### Given instruction
Reproduce all the material exactly, minus any pictures it holds.

### Data lines
%%
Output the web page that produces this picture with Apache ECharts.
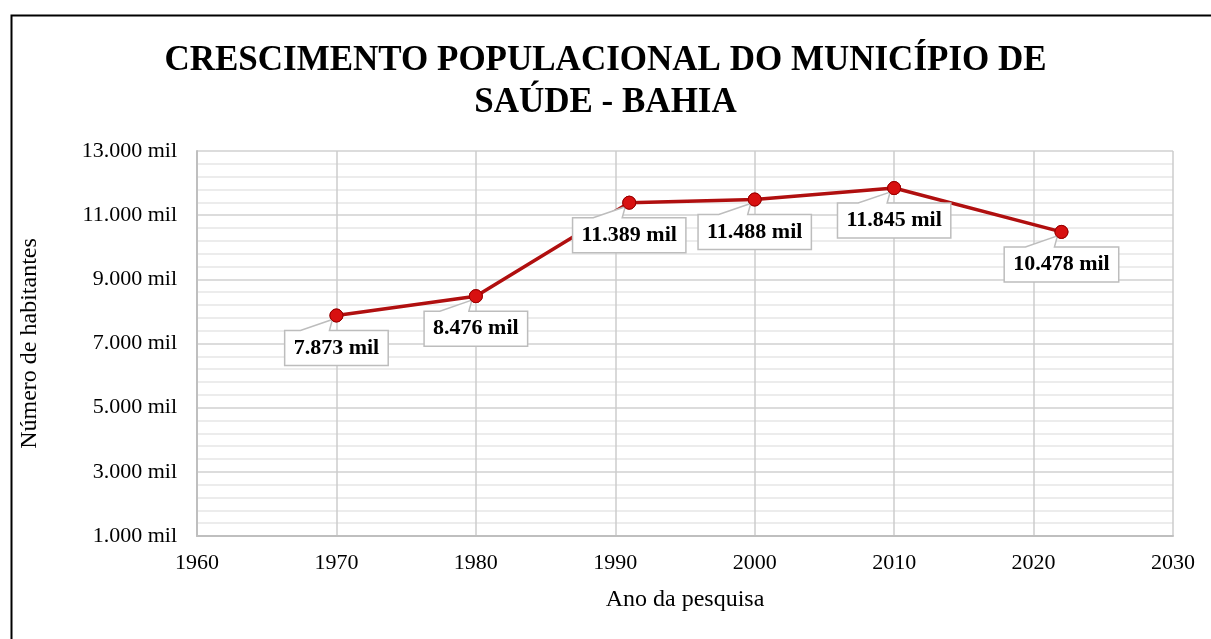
<!DOCTYPE html>
<html>
<head>
<meta charset="utf-8">
<script src="https://cdn.jsdelivr.net/npm/echarts@6/dist/echarts.min.js"></script>
<style>html,body{margin:0;padding:0;background:#fff}#c{width:1211px;height:639px}</style>
</head>
<body>
<div id="c"></div>
<script>
const titleLines = ['CRESCIMENTO POPULACIONAL DO MUNICÍPIO DE', 'SAÚDE - BAHIA'];
const years = [1970, 1980, 1991, 2000, 2010, 2022];
const population = [7873, 8476, 11389, 11488, 11845, 10478];
const yTicks = [1000, 3000, 5000, 7000, 9000, 11000, 13000];
const xTicks = [1960, 1970, 1980, 1990, 2000, 2010, 2020, 2030];
const yAxisName = 'Número de habitantes';
const xAxisName = 'Ano da pesquisa';

const SERIF = '"Liberation Serif", "Times New Roman", serif';
function fmt(v) {
  const s = String(Math.round(v));
  return s.replace(/\B(?=(\d{3})+(?!\d))/g, '.') + ' mil';
}
const measureCtx = document.createElement('canvas').getContext('2d');
const LABEL_FONT = 'bold 22px "Liberation Serif"';
measureCtx.font = LABEL_FONT;

const points = years.map((y, i) => [y, population[i]]);
const chart = echarts.init(document.getElementById('c'), null, {renderer: 'canvas'});
chart.setOption({
  backgroundColor: '#fff',
  animation: false,
  title: {
    text: titleLines.join('\n'),
    left: 'center',
    top: 35,
    textStyle: {fontFamily: SERIF, fontWeight: 'bold', fontSize: 35, color: '#000', lineHeight: 42}
  },
  graphic: [{
    type: 'rect', left: 9, top: 13,
    shape: {width: 1300, height: 700},
    style: {fill: 'none', stroke: '#000', lineWidth: 2}
  }],
  grid: {left: 197, right: 38, top: 151, bottom: 103},
  xAxis: {
    type: 'value', min: xTicks[0], max: xTicks[xTicks.length - 1], interval: 10,
    name: xAxisName, nameLocation: 'middle', nameGap: 52,
    nameTextStyle: {fontFamily: SERIF, fontSize: 24, color: '#000'},
    axisLine: {show: true, lineStyle: {color: '#bfbfbf', width: 2}},
    axisTick: {show: false},
    axisLabel: {fontFamily: SERIF, fontSize: 22, color: '#000', margin: 16, formatter: v => String(v)},
    splitLine: {show: true, lineStyle: {color: '#cccccc', width: 1.5}}
  },
  yAxis: {
    type: 'value', min: yTicks[0], max: yTicks[yTicks.length - 1], interval: 2000,
    name: yAxisName, nameLocation: 'middle', nameGap: 155,
    nameTextStyle: {fontFamily: SERIF, fontSize: 24, color: '#000'},
    axisLine: {show: true, lineStyle: {color: '#bfbfbf', width: 2}},
    axisTick: {show: false},
    axisLabel: {fontFamily: SERIF, fontSize: 22, color: '#000', margin: 20, formatter: v => fmt(v)},
    splitLine: {show: true, lineStyle: {color: '#d0d0d0', width: 1.5}},
    minorTick: {show: false, splitNumber: 5},
    minorSplitLine: {show: true, lineStyle: {color: '#e6e6e6', width: 1.5}}
  },
  series: [{
    type: 'line',
    data: points,
    z: 2,
    lineStyle: {color: '#B00F0F', width: 3.5},
    symbol: 'circle', symbolSize: 13,
    itemStyle: {color: '#D81010', borderColor: '#9A0000', borderWidth: 1},
    label: {show: false}
  }, {
    type: 'custom',
    data: points,
    z: 3,
    renderItem: function (params, api) {
      const p = api.coord([api.value(0), api.value(1)]);
      const text = fmt(api.value(1));
      const tw = measureCtx.measureText(text).width;
      const hw = tw / 2 + 9;
      const T = p[1] + 15, B = T + 35;
      const L = p[0] - hw, R = p[0] + hw;
      const x1 = p[0] - 36, x2 = p[0] - 7;
      return {
        type: 'group',
        children: [{
          type: 'polygon',
          shape: {points: [[L, T], [x1, T], [p[0] - 4, p[1] + 4], [x2, T], [R, T], [R, B], [L, B]]},
          style: {fill: '#fff', stroke: '#bdbdbd', lineWidth: 1.5}
        }, {
          type: 'text',
          x: p[0], y: (T + B) / 2,
          style: {text: text, font: LABEL_FONT, fill: '#000', align: 'center', verticalAlign: 'middle'}
        }]
      };
    }
  }, {
    type: 'line',
    data: points,
    z: 4,
    lineStyle: {opacity: 0},
    symbol: 'circle', symbolSize: 13,
    itemStyle: {color: '#D81010', borderColor: '#9A0000', borderWidth: 1},
    silent: true
  }]
});
</script>
</body>
</html>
%%
### Response below
Output the web page that produces this picture with Apache ECharts.
<!DOCTYPE html>
<html>
<head>
<meta charset="utf-8">
<script src="https://cdn.jsdelivr.net/npm/echarts@6/dist/echarts.min.js"></script>
<style>html,body{margin:0;padding:0;background:#fff}#c{width:1211px;height:639px}</style>
</head>
<body>
<div id="c"></div>
<script>
const titleLines = ['CRESCIMENTO POPULACIONAL DO MUNICÍPIO DE', 'SAÚDE - BAHIA'];
const years = [1970, 1980, 1991, 2000, 2010, 2022];
const population = [7873, 8476, 11389, 11488, 11845, 10478];
const yTicks = [1000, 3000, 5000, 7000, 9000, 11000, 13000];
const xTicks = [1960, 1970, 1980, 1990, 2000, 2010, 2020, 2030];
const yAxisName = 'Número de habitantes';
const xAxisName = 'Ano da pesquisa';

const SERIF = '"Liberation Serif", "Times New Roman", serif';
function fmt(v) {
  const s = String(Math.round(v));
  return s.replace(/\B(?=(\d{3})+(?!\d))/g, '.') + ' mil';
}
const measureCtx = document.createElement('canvas').getContext('2d');
const LABEL_FONT = 'bold 22px "Liberation Serif"';
measureCtx.font = LABEL_FONT;

const points = years.map((y, i) => [y, population[i]]);
const chart = echarts.init(document.getElementById('c'), null, {renderer: 'canvas'});
chart.setOption({
  backgroundColor: '#fff',
  animation: false,
  title: {
    text: titleLines.join('\n'),
    left: 'center',
    top: 35,
    textStyle: {fontFamily: SERIF, fontWeight: 'bold', fontSize: 35, color: '#000', lineHeight: 42}
  },
  graphic: [{
    type: 'rect', left: 9, top: 13,
    shape: {width: 1300, height: 700},
    style: {fill: 'none', stroke: '#000', lineWidth: 2}
  }],
  grid: {left: 197, right: 38, top: 151, bottom: 103},
  xAxis: {
    type: 'value', min: xTicks[0], max: xTicks[xTicks.length - 1], interval: 10,
    name: xAxisName, nameLocation: 'middle', nameGap: 52,
    nameTextStyle: {fontFamily: SERIF, fontSize: 24, color: '#000'},
    axisLine: {show: true, lineStyle: {color: '#bfbfbf', width: 2}},
    axisTick: {show: false},
    axisLabel: {fontFamily: SERIF, fontSize: 22, color: '#000', margin: 16, formatter: v => String(v)},
    splitLine: {show: true, lineStyle: {color: '#cccccc', width: 1.5}}
  },
  yAxis: {
    type: 'value', min: yTicks[0], max: yTicks[yTicks.length - 1], interval: 2000,
    name: yAxisName, nameLocation: 'middle', nameGap: 155,
    nameTextStyle: {fontFamily: SERIF, fontSize: 24, color: '#000'},
    axisLine: {show: true, lineStyle: {color: '#bfbfbf', width: 2}},
    axisTick: {show: false},
    axisLabel: {fontFamily: SERIF, fontSize: 22, color: '#000', margin: 20, formatter: v => fmt(v)},
    splitLine: {show: true, lineStyle: {color: '#d0d0d0', width: 1.5}},
    minorTick: {show: false, splitNumber: 5},
    minorSplitLine: {show: true, lineStyle: {color: '#e6e6e6', width: 1.5}}
  },
  series: [{
    type: 'line',
    data: points,
    z: 2,
    lineStyle: {color: '#B00F0F', width: 3.5},
    symbol: 'circle', symbolSize: 13,
    itemStyle: {color: '#D81010', borderColor: '#9A0000', borderWidth: 1},
    label: {show: false}
  }, {
    type: 'custom',
    data: points,
    z: 3,
    renderItem: function (params, api) {
      const p = api.coord([api.value(0), api.value(1)]);
      const text = fmt(api.value(1));
      const tw = measureCtx.measureText(text).width;
      const hw = tw / 2 + 9;
      const T = p[1] + 15, B = T + 35;
      const L = p[0] - hw, R = p[0] + hw;
      const x1 = p[0] - 36, x2 = p[0] - 7;
      return {
        type: 'group',
        children: [{
          type: 'polygon',
          shape: {points: [[L, T], [x1, T], [p[0] - 4, p[1] + 4], [x2, T], [R, T], [R, B], [L, B]]},
          style: {fill: '#fff', stroke: '#bdbdbd', lineWidth: 1.5}
        }, {
          type: 'text',
          x: p[0], y: (T + B) / 2,
          style: {text: text, font: LABEL_FONT, fill: '#000', align: 'center', verticalAlign: 'middle'}
        }]
      };
    }
  }, {
    type: 'line',
    data: points,
    z: 4,
    lineStyle: {opacity: 0},
    symbol: 'circle', symbolSize: 13,
    itemStyle: {color: '#D81010', borderColor: '#9A0000', borderWidth: 1},
    silent: true
  }]
});
</script>
</body>
</html>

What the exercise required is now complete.